[development] One-to-one tables considered harmful

David Strauss david at fourkitchens.com
Sun Jun 3 21:12:22 UTC 2007

Earl Miles wrote:
> David Strauss wrote:
>> == What's bad about the current approach ==
>> The arguments for splitting table into one-to-one relationships are:
>> * Improving performance on systems that can only use table-level locking
>> * Minimizing invalidations of the query cache
> You *completely* missed the real argument:
> Drupal is modular. Modules tend to have their own tables. Often these
> are 1::1 tables.

You misinterpreted my post. I said the 1::1 tables created by content
types are fine. We're talking about core tables here, like
{node_comment_statistics} that have columns often used in WHERE or ORDER
BY criteria.

> I fail to understand how it is MySQL is unable to optimize for the 1::1
> join case, especially when that 1::1 join is on the primary key. What am
> I missing that makes this join worse than other basic joins?

I also explained this in my original post. Indexes cannot span JOINs. If
you don't understand precisely how databases use indexes to fulfill
WHERE and ORDER BY criteria, I'm afraid a full explanation is beyond
what I could include in an email. I'll try to give a brief one.

But here's what happens when you have criteria spanning a JOIN:
1. The database tries to minimize the rows involved in the JOIN using as
many criteria as it can.
2. The database performs a Cartesian JOIN on the remaining rows. This
creates a giant temporary table on disk.
3. The database runs remaining restrictions on the results.
4. The database sorts the results. This uses a filesort.
5. The database returns a range of the sorted results.

For a site like Drupal.org, the running time is about 30-45 seconds.

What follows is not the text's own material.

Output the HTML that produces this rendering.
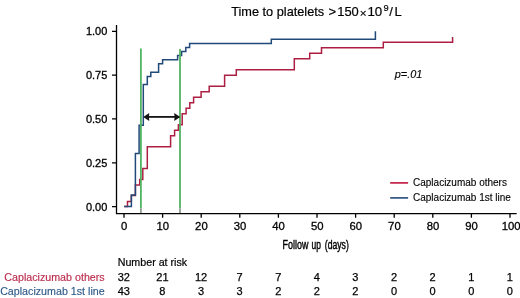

Here's what happens when all criteria (WHERE and ORDER BY are in an
index on one table):
1. The database uses the index to fully satisfy WHERE and ORDER BY
criteria. This does not use a temp table or a filesort.
2. The database runs JOINs on other tables to collect data for remaining
3. The results are already filtered and sorted, so the database returns
a range of the results.

For a site like Drupal.org, the running time is 30-45 milliseconds. The
difference is really that order of magnitude, and the difference only
increases as the site grows in size.